Job → From the listing below, extract each line containing the string "this".

Task data →
# # # # # # #

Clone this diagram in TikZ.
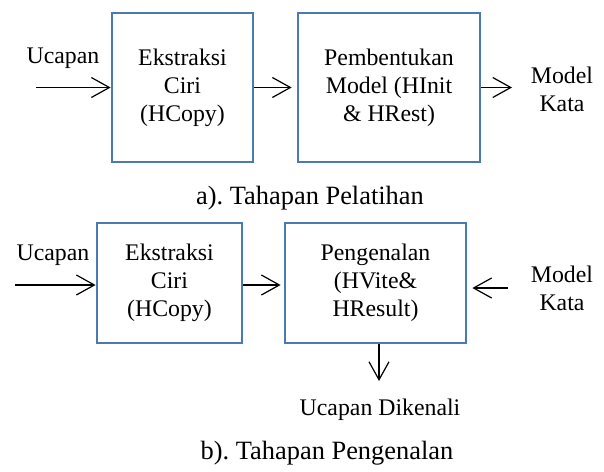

# # # # # # #

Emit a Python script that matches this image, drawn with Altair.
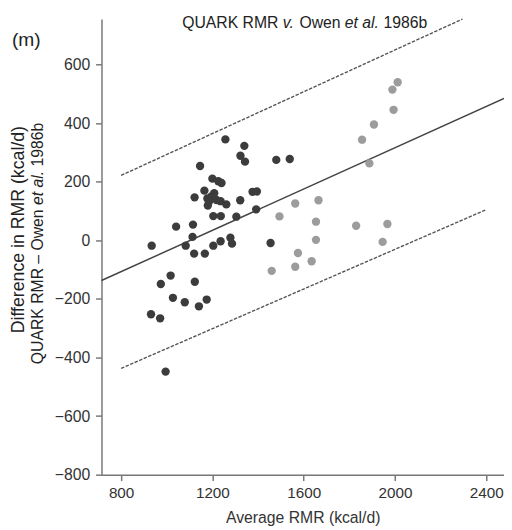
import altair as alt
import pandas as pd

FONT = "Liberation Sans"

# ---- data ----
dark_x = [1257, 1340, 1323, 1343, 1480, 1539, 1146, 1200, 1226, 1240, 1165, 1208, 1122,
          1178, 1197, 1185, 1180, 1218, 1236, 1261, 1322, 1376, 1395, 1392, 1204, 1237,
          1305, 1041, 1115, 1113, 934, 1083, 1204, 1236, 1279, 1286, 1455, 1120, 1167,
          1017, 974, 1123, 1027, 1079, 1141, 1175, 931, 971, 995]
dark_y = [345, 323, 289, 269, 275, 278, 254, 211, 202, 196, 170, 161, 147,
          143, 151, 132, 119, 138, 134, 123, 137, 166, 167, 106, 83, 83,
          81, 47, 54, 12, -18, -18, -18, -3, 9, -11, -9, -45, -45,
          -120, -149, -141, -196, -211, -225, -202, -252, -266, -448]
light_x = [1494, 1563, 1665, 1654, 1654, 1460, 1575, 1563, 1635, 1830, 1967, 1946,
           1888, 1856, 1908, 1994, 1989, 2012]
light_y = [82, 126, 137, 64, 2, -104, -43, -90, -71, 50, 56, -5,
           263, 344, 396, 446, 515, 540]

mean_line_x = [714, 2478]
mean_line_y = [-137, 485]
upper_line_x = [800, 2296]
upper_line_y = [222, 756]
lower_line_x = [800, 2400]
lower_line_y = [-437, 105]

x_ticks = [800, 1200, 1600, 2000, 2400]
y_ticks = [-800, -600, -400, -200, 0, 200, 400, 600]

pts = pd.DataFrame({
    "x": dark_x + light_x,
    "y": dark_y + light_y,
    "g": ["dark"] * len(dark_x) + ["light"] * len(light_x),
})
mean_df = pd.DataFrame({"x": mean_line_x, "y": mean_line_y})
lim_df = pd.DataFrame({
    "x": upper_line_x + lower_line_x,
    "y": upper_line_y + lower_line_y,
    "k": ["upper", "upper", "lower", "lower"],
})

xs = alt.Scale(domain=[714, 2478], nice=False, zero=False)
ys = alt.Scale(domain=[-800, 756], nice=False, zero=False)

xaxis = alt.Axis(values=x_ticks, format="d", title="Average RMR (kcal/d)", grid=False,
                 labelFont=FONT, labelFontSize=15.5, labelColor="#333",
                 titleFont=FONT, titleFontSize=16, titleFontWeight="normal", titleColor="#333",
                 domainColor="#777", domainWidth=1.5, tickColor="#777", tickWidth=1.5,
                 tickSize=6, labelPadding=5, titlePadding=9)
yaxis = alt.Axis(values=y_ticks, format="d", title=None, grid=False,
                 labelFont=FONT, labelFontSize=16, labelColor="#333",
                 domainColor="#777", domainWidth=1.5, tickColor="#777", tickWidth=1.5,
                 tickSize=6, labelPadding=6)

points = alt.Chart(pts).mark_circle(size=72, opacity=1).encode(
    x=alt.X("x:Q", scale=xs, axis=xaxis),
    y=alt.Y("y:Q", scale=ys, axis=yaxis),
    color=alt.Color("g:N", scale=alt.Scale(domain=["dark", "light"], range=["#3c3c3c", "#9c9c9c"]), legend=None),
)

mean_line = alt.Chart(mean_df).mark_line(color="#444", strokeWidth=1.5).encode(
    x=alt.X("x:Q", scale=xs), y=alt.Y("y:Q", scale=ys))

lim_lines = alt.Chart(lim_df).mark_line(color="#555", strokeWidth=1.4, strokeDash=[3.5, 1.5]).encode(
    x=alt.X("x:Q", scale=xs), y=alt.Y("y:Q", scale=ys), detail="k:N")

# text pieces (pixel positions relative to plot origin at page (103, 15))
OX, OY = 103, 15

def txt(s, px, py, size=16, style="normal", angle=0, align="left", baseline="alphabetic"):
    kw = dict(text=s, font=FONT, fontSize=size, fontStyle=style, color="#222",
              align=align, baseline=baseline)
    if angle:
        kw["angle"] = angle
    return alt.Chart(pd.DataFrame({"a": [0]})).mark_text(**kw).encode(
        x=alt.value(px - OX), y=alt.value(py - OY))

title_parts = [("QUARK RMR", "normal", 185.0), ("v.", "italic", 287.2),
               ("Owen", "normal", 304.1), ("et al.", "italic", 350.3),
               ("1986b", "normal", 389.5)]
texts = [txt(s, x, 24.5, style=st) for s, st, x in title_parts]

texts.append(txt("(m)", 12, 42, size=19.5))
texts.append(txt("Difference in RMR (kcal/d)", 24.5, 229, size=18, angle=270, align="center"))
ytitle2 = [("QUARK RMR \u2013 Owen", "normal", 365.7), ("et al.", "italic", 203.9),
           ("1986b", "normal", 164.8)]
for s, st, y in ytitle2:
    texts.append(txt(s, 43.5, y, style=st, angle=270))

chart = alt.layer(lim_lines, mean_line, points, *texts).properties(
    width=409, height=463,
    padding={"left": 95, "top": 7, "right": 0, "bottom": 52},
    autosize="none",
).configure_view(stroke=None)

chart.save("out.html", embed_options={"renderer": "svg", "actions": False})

# # # # # # #

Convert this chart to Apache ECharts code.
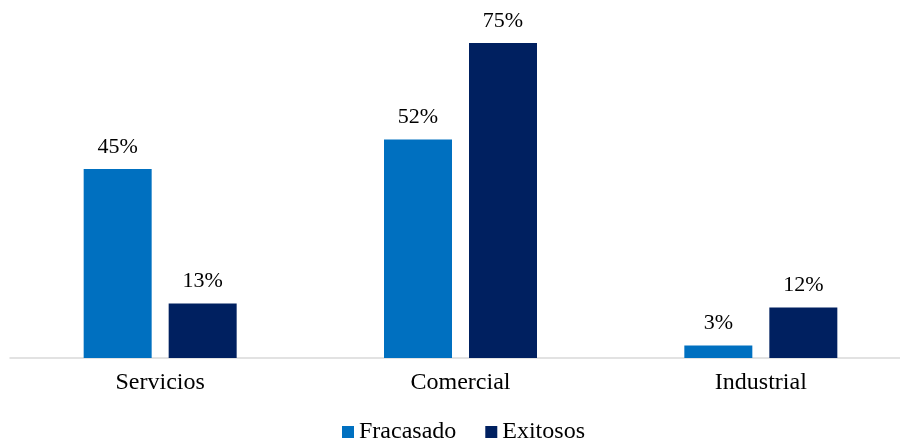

# # # # # # #

Finished answer →
Clone this diagram in TikZ.
Emit a Python script that matches this image, drawn with Altair.
Convert this chart to Apache ECharts code.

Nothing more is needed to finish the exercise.